**Requirement**
Scan the data. Collect each line that contains the word "with".

**Code that draws figures**
——
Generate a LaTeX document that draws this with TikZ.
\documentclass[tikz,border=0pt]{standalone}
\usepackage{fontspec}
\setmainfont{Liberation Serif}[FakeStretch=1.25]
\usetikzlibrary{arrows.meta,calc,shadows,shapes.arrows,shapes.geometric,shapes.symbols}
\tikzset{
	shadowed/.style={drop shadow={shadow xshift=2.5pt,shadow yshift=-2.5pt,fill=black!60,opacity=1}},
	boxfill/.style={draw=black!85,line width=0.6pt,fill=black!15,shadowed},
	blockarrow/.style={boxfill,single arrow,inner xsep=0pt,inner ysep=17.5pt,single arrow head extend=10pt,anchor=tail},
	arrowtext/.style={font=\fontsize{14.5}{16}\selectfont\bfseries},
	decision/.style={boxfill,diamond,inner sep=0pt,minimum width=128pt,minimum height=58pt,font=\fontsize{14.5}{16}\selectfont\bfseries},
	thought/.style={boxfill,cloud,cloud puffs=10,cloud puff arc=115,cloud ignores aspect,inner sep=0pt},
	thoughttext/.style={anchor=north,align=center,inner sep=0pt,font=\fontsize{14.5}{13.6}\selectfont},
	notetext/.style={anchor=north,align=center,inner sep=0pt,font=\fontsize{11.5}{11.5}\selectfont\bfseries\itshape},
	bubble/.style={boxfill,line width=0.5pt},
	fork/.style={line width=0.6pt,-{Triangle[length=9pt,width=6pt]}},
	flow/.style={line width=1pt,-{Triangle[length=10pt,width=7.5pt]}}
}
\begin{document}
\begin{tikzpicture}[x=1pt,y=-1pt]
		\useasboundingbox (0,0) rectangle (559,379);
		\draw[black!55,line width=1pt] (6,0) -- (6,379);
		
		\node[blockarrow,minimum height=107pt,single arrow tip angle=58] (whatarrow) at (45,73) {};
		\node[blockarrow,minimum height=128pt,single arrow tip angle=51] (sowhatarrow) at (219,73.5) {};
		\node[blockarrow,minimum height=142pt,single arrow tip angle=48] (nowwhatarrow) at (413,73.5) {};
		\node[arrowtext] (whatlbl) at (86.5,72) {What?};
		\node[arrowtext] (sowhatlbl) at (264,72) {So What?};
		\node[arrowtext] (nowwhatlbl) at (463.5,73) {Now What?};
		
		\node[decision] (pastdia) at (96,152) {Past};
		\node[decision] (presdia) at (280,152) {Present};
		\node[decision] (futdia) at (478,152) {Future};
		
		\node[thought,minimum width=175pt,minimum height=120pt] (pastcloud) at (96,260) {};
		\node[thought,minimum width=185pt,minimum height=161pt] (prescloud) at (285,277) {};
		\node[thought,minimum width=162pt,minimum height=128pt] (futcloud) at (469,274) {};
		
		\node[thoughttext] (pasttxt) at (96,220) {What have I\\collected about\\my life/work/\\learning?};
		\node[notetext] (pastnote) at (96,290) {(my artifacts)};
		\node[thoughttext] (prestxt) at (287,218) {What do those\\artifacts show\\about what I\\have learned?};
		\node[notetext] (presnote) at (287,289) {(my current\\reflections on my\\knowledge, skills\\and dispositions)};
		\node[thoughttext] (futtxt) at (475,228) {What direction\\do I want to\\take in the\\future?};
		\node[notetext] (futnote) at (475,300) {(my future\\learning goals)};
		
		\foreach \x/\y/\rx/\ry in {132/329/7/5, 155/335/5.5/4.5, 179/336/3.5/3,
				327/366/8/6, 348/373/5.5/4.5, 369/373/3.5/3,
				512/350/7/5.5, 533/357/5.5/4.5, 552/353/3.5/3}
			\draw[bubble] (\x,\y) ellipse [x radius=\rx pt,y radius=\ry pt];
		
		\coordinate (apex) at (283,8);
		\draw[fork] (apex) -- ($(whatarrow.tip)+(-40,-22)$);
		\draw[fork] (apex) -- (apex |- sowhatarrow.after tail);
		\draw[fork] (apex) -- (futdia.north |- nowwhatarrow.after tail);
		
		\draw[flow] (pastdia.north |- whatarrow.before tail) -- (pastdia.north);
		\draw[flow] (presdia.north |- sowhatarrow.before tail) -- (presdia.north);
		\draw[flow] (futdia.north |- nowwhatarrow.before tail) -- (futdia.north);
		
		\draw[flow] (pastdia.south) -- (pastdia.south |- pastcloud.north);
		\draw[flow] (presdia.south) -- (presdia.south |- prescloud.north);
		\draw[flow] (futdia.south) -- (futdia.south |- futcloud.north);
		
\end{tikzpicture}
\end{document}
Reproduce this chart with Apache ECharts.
——
**Answer to this task**
Generate a LaTeX document that draws this with TikZ.
Reproduce this chart with Apache ECharts.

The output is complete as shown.